In one of the most anticipated fashion shows of the last decade, Belgian designer Raf Simons refreshes Christian Dior's iconic "New Look" in his debut for their Fall 2012 Haute Couture collection. Merging his low-key industrial design aesthetic he refined at Jil Sander with Dior's classic silhouettes, Simons sets to define not just the Dior brand, but the purpose of Haute Couture through a reset of design expectations within the exclusive community. Gone are the old Dior's flamboyant exaggerations under Galliano, replaced with a brilliant focus on structured forms intended to define a woman at a more basic level, while still maintaining couture construction sensibilities and luxe appeal.
The press release enclosed below provides more information on Simons approach to this collection.
In his debut Haute Couture collection for Christian Dior Raf Simons, Christian Dior’s Creative Director, analyses the codes found in the clothing designs of Christian Dior himself during his time at the house of Dior. This marks the foundations of the house itself in the current collection.
“Mr Dior was a supreme architect of pattern,” says Simons. “He could construct something so perfect and yet he would often throw in a gesture on purpose to break that perfection. He would make what he did human for the wearer. You could tell he loved women in that way, in that incredible gestural way.”
Raf Simons takes the codes of Mr Dior and transposes them to make the Haute Couture dynamic. For instance he takes the architectural symbolism of ‘the Bar’, the silhouette most often related to the idea of Christian Dior’s ‘New Look’, and shifts the jacket’s construction into other garments. At times he displaces that architectural construction to other parts of the body. Such architectural motifs abound in the collection, themselves becoming gestural marks of the current Creative Director.

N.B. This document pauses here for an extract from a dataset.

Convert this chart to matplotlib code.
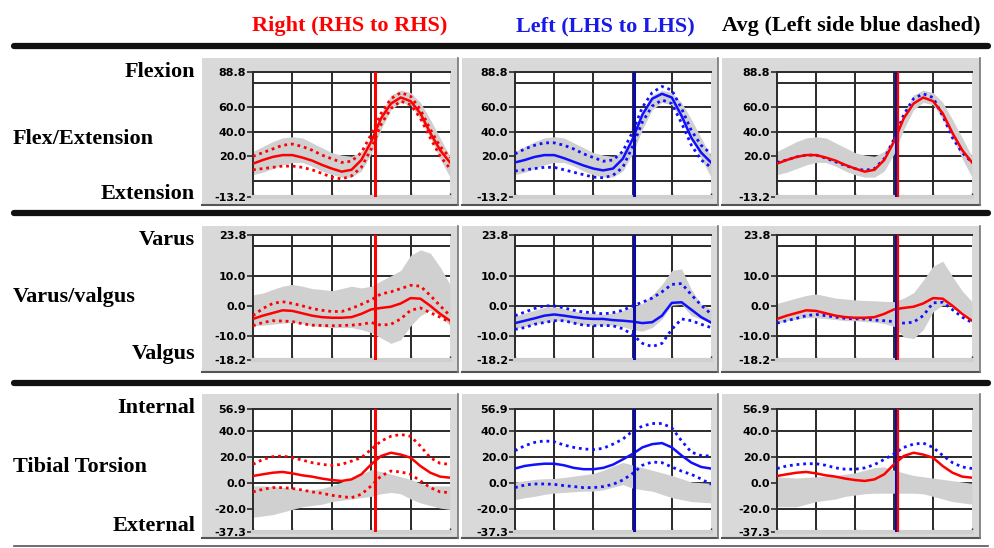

This is one of the ways Christian Dior’s ‘Flower Women’ (the way Mr Dior himself referred to his ‘New Look’ silhouettes and attitude, betraying his flower obsession), become contemporary in the collection; the architecture of flowers is analysed in a different way for the contemporary world. As can be observed in the set – almost a metaphor for the collection as a whole – it is away from the traditional symbol of the couture bouquet to something akin to a more stripped linear construction, not just about decoration but actual architecture. It is a reinforcing of the idea of Christian Dior’s architectural approach in the construction of his clothing, together with the natural, human element, and an intense, new use of colour.
Perhaps the contemporary flower woman is seen at her clearest in the dissected ball-gown silhouettes. Starting with the pattern of a ball-gown from the archives, the original silhouette is sliced and shortened to form a short dress or a top to be worn with simple black cigarette pants. The upper half of the silhouette remains the same, untouched, the bottom half stresses the way we live now.
“Couture is not only about working on the shape the attitude and the colour in a new way,” states Raf Simons. “The Haute Couture collection is also about working on new forms with the industry that is related to Couture as a whole, working with them in a new way. It is an established industry with craftspeople that are beyond compare, but it is not just about reaching for a typical satin duchesse, a silk or tulle but the development of new fabrications and new forms with them.”